- Map of Balochistan Districts with Dera Bugti District highlighted
- Country: Pakistan
- Province: Balochistan
- Division: Koh e Sulaiman
- Established: 26 Feb 2026
- Headquarters: Baiker

Government
- • Type: District Administration
- • Deputy Commissioner: N/A

Area
- • Total: 7,610 km^{2} (2,940 sq mi)

Population (2023 Census of Pakistan)
- • Total: 260,220
- • Density: 34.2/km^{2} (89/sq mi)

Literacy
- • Literacy rate: Total: (28.53%); Male: (32.65%); Female: (23.93%);
- Time zone: UTC+5 (PST)

= Dera Bugti Tehsil, Balochistan =

District in Balochistan, Pakistan

Upper Dera Bugti District (Balochi: ضلع اپر ڈیرہ بگٹی; Urdu: ضلع بالائی ڈیرہ بگٹی) is a newly created administrative district in the eastern region of the Balochistan province of Pakistan. It was established on 26 February 2026 by the Government of Balochistan, which bifurcated the original Dera Bugti District into two separate units: Dera Bugti and Upper Dera Bugti.
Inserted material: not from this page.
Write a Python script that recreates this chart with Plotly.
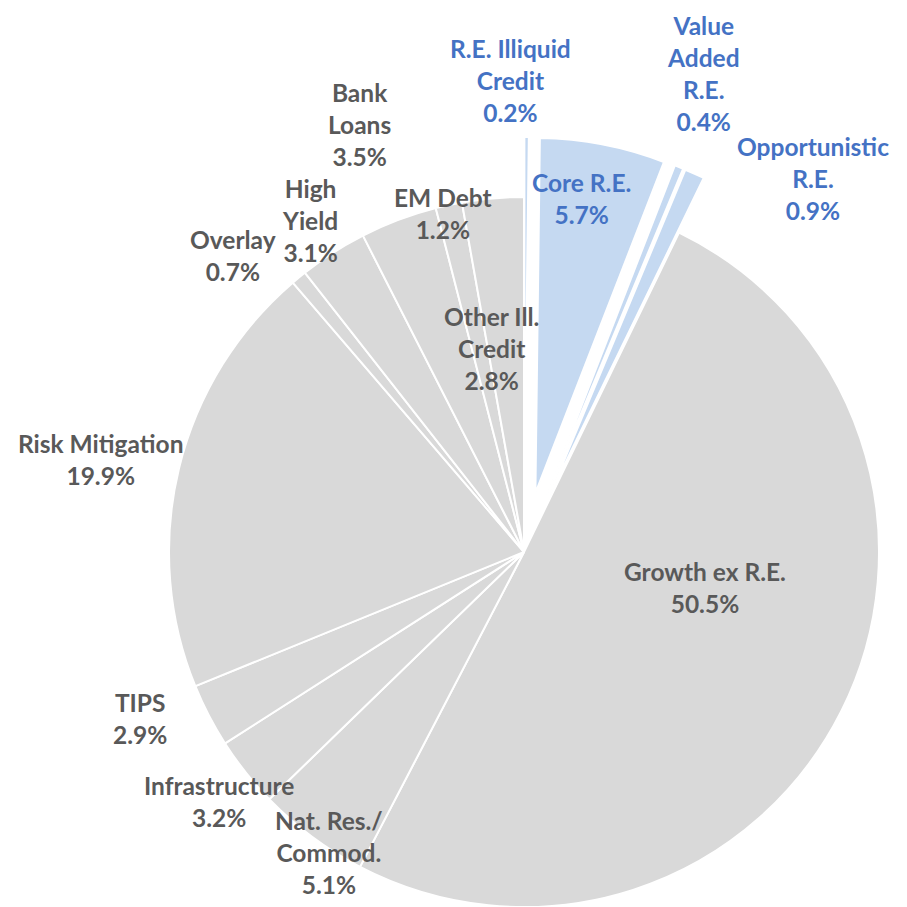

== History and Formation ==
For decades, the region was managed as a single administrative unit known as Dera Bugti, which was originally a tribal area until it gained district status in 1983. In early 2026, the provincial government introduced significant administrative reforms aimed at improving service delivery and governance in the Sulaiman Range. As part of these reforms, Dera Bugti was divided, and the new Upper Dera Bugti District was incorporated into the newly formed Koh-e-Sulaiman Division.

== Geography and Administration ==
The district is situated in the hilly, northern part of the former Dera Bugti area, characterized by the rugged terrain of the Sulaiman Mountains. Unlike the lower plains of Sui, this northern section is known for milder summers due to its higher altitude.
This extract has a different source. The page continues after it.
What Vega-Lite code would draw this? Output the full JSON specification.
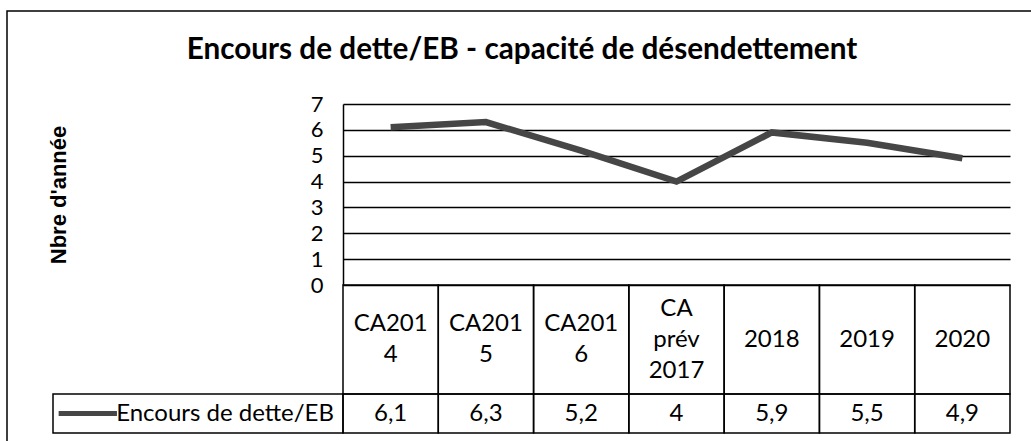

- Headquarters: The administrative headquarters of the district is located at Bekhar (also spelled Baiker).
- Division: It is part of the Koh-e-Sulaiman Division, along with Barkhan and Kohlu districts.
- Tehsils: The district primarily comprises the northern sub-divisions of the former district, including the Qadirabad (Phelawagh), Chief Ali Muhammad, Nabi Dad and Sar Loop tehsils.

== Demographics and Economy ==
The district is predominantly inhabited by the Bugti tribe. The economy is largely based on livestock rearing and agriculture, though the broader region is world-renowned for its vast natural gas reserves, including the Pir Koh gas field located in the mountainous areas.